# Your objective:
Report how many lines below contain the word "this", and give only that number.

-- begin Data excerpts --

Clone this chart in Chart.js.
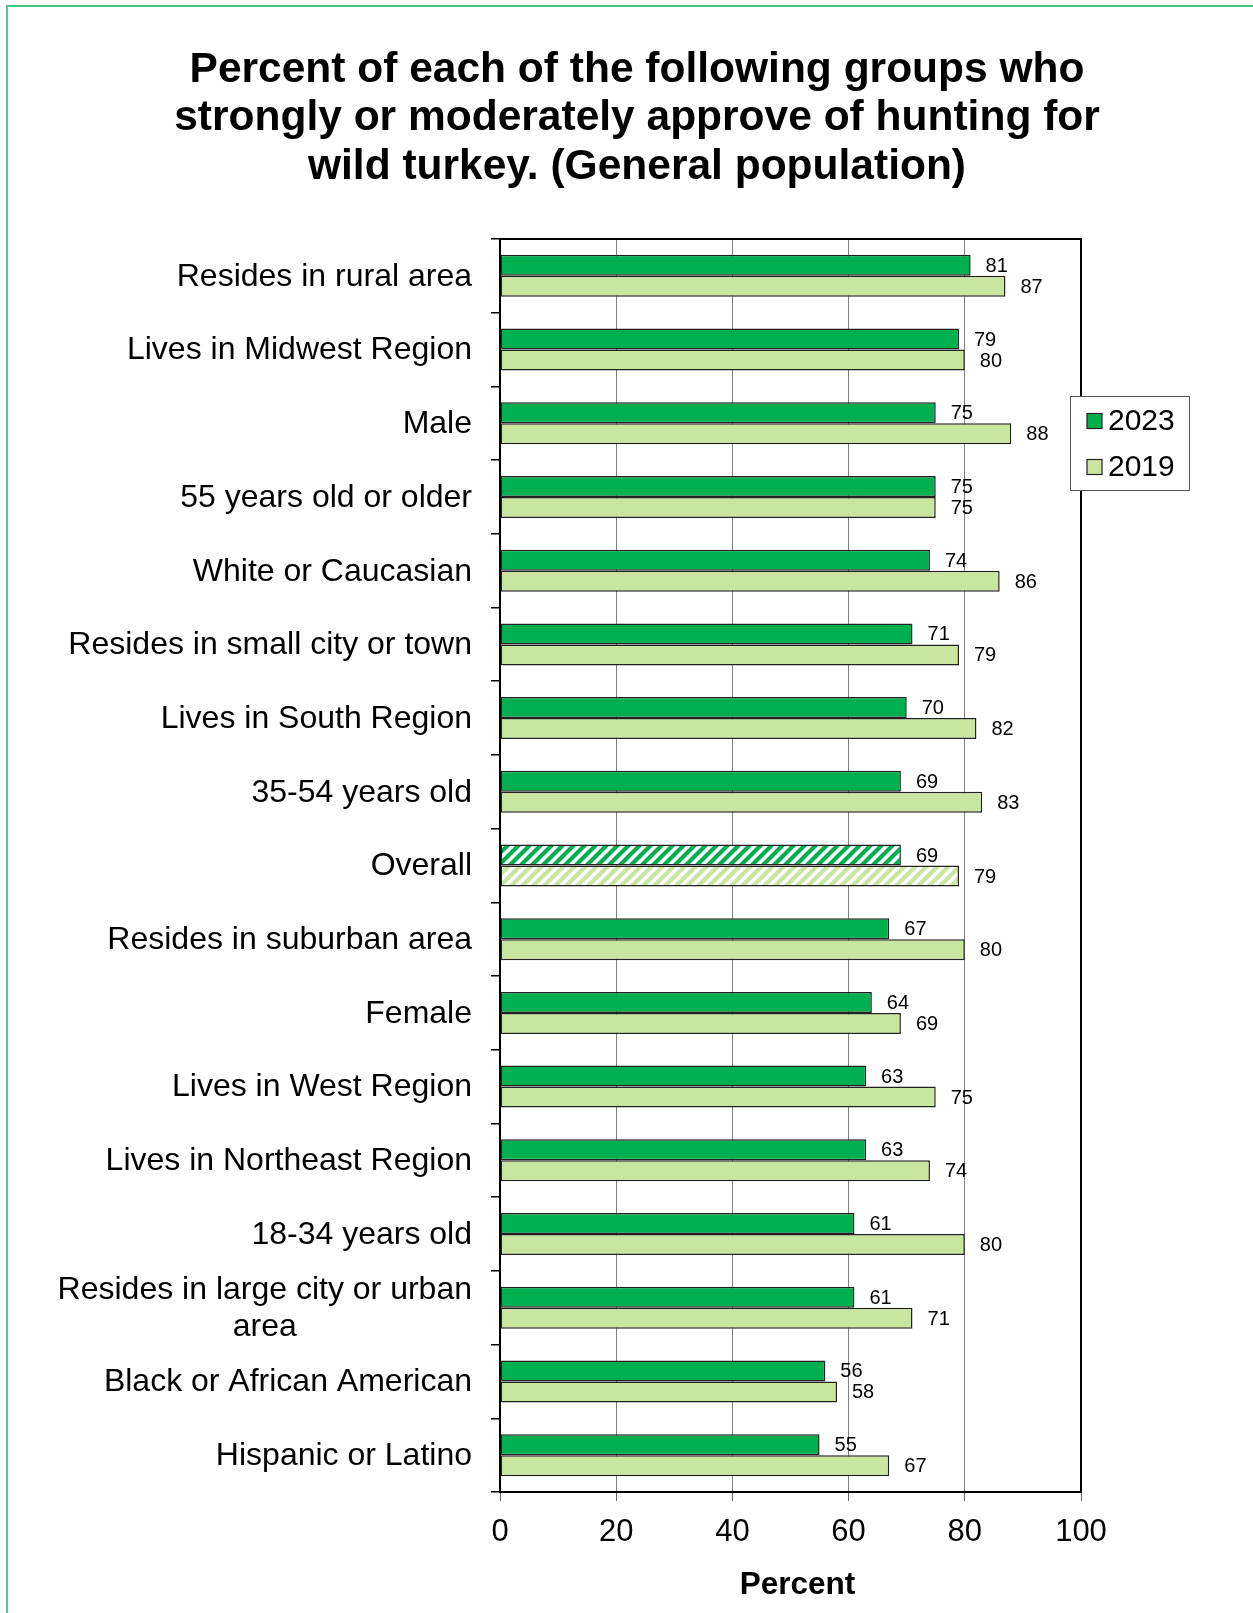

-- end Data excerpts --
-- begin Data excerpts --

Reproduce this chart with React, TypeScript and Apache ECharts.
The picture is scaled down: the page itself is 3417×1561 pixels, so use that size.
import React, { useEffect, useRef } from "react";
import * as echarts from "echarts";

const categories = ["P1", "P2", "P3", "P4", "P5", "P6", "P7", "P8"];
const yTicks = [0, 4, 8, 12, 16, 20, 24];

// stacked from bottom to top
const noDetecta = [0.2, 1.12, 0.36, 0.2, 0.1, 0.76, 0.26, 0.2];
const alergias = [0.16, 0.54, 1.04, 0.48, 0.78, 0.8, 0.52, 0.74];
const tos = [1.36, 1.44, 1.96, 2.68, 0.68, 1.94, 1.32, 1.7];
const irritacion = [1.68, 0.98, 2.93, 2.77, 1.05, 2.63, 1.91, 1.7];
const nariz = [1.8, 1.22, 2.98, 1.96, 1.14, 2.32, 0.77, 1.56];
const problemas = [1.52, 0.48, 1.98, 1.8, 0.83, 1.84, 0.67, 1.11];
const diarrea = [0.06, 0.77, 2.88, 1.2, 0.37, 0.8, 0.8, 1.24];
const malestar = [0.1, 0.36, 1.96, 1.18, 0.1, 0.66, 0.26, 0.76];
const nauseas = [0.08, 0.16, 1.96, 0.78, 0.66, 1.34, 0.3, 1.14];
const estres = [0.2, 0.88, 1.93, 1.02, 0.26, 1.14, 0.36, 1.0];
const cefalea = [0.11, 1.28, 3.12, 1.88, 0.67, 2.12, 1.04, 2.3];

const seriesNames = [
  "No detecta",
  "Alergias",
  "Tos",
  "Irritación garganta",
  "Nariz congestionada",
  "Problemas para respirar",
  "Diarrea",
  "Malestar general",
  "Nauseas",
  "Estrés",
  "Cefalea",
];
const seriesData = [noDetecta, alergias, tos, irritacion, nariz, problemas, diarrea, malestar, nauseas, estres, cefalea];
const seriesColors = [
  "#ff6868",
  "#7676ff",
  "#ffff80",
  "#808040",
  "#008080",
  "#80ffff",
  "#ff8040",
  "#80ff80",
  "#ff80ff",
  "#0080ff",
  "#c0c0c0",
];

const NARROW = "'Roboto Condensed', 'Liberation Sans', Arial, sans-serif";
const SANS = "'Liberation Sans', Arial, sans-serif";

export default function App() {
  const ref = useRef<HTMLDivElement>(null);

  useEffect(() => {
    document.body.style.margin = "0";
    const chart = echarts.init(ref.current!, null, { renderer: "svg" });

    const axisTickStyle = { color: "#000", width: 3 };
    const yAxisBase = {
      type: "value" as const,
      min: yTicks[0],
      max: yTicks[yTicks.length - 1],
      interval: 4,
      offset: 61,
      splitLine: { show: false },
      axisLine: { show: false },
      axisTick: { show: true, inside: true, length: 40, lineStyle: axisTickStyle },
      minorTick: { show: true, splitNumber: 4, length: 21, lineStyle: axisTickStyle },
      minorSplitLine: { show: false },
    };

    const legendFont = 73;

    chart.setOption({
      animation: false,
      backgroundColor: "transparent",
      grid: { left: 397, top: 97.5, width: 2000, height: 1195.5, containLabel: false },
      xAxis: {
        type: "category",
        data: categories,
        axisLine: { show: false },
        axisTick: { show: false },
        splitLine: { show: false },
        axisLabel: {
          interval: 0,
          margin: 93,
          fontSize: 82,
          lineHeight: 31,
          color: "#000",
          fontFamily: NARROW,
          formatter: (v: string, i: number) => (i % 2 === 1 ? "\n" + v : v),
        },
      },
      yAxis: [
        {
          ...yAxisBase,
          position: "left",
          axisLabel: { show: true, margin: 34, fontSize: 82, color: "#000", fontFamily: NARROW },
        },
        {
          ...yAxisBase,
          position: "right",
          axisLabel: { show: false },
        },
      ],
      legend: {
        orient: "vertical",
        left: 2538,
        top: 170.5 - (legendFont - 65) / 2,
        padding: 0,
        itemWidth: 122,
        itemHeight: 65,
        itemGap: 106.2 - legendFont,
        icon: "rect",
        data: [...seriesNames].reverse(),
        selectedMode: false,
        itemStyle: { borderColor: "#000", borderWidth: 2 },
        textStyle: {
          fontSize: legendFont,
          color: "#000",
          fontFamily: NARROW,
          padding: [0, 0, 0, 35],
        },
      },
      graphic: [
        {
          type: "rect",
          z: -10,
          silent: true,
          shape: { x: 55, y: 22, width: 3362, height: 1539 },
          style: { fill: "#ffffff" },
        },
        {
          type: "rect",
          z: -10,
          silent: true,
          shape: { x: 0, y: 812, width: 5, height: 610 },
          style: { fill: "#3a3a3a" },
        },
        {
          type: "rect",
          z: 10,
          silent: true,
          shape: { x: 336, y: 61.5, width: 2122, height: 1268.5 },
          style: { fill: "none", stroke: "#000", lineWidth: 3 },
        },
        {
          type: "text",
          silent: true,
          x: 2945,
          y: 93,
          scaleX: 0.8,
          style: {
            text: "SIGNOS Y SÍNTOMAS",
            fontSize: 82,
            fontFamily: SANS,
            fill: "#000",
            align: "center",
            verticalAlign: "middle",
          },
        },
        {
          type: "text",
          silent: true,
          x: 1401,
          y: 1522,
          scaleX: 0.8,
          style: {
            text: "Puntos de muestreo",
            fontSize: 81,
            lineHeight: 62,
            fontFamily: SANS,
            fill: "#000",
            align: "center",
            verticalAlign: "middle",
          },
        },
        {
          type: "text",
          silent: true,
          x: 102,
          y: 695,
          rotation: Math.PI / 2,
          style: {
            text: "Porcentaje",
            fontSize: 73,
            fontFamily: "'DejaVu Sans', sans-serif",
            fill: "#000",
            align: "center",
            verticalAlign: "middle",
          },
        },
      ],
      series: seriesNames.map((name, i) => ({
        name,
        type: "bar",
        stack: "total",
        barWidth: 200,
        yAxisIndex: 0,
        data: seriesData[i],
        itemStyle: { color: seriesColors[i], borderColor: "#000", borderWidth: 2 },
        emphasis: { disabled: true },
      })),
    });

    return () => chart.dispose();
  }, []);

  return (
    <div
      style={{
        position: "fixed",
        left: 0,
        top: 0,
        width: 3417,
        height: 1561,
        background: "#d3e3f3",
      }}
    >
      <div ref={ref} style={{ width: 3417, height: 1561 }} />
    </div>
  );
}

-- end Data excerpts --
-- begin Data excerpts --

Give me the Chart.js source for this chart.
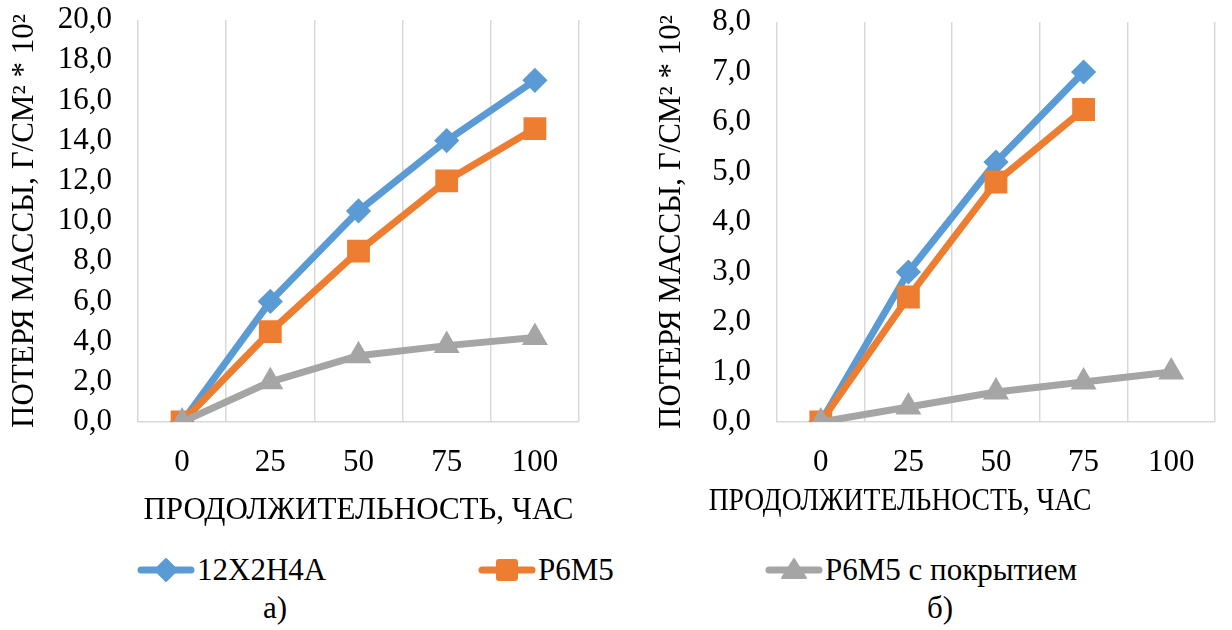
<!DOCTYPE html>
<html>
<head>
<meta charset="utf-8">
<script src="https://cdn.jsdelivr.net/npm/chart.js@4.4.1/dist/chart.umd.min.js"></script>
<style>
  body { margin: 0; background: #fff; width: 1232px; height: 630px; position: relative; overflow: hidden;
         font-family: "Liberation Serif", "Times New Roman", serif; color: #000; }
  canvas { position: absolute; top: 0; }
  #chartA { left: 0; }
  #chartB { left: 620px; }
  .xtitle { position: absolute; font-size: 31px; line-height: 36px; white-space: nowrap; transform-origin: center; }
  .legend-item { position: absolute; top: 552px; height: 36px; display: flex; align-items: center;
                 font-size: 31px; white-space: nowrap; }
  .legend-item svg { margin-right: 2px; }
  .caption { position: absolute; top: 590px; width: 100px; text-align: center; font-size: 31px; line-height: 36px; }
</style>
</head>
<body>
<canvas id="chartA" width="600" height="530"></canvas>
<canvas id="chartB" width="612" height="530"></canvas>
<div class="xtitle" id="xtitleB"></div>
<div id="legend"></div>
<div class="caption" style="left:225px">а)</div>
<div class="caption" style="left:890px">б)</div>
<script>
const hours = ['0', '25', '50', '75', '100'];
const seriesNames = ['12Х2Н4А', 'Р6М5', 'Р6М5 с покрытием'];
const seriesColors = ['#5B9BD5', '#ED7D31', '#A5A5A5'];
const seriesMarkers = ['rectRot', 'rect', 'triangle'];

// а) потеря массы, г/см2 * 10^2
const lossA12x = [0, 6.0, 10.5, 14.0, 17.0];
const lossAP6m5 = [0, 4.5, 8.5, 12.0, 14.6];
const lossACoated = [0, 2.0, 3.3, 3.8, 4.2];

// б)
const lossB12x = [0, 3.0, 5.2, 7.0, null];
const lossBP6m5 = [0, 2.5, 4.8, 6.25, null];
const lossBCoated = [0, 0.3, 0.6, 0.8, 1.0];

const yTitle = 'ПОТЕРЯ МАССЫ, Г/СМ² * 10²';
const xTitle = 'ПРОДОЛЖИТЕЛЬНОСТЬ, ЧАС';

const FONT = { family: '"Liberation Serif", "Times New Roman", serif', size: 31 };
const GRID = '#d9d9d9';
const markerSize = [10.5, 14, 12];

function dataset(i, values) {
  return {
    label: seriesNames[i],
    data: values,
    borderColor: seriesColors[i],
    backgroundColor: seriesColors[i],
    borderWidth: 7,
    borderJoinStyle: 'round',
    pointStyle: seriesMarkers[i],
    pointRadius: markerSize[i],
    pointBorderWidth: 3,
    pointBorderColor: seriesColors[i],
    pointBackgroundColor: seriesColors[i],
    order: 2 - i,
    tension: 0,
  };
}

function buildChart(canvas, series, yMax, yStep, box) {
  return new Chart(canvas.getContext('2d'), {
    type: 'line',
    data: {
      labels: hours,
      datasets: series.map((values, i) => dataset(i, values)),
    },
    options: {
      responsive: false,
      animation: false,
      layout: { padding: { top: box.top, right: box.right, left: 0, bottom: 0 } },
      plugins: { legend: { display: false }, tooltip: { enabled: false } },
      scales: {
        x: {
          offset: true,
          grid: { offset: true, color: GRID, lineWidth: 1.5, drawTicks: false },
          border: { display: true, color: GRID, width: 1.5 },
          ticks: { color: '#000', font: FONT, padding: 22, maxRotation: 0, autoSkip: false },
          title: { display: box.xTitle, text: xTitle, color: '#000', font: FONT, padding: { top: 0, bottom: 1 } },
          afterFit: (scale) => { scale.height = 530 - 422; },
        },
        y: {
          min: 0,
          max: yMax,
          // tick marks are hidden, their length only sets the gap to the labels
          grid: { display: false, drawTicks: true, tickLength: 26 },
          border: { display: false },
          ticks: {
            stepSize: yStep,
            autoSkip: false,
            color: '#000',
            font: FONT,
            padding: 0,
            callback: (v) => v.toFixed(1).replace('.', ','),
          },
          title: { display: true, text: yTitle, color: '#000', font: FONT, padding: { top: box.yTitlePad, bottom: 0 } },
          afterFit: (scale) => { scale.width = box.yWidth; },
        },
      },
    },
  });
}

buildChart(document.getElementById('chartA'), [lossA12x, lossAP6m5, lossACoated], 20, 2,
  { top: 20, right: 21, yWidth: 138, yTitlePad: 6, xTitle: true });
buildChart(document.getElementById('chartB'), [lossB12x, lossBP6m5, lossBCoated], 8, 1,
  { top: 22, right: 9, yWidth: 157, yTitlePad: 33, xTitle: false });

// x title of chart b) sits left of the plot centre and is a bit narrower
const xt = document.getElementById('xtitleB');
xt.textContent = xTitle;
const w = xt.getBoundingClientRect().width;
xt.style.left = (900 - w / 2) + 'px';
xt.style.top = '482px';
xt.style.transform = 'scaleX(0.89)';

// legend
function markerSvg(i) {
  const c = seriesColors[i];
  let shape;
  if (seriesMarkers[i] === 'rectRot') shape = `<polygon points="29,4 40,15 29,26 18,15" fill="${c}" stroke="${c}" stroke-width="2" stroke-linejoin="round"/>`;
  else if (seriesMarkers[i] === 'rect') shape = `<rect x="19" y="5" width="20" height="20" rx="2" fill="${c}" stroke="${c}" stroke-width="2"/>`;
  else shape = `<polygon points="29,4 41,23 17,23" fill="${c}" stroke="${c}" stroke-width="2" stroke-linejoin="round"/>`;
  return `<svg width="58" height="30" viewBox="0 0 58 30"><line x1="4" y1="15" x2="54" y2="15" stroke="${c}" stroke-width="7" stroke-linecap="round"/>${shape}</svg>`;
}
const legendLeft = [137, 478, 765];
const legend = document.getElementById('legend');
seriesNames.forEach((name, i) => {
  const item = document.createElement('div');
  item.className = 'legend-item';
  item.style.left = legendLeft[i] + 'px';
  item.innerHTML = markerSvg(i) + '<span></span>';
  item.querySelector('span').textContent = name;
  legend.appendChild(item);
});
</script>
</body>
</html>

-- end Data excerpts --

# Solution below:
3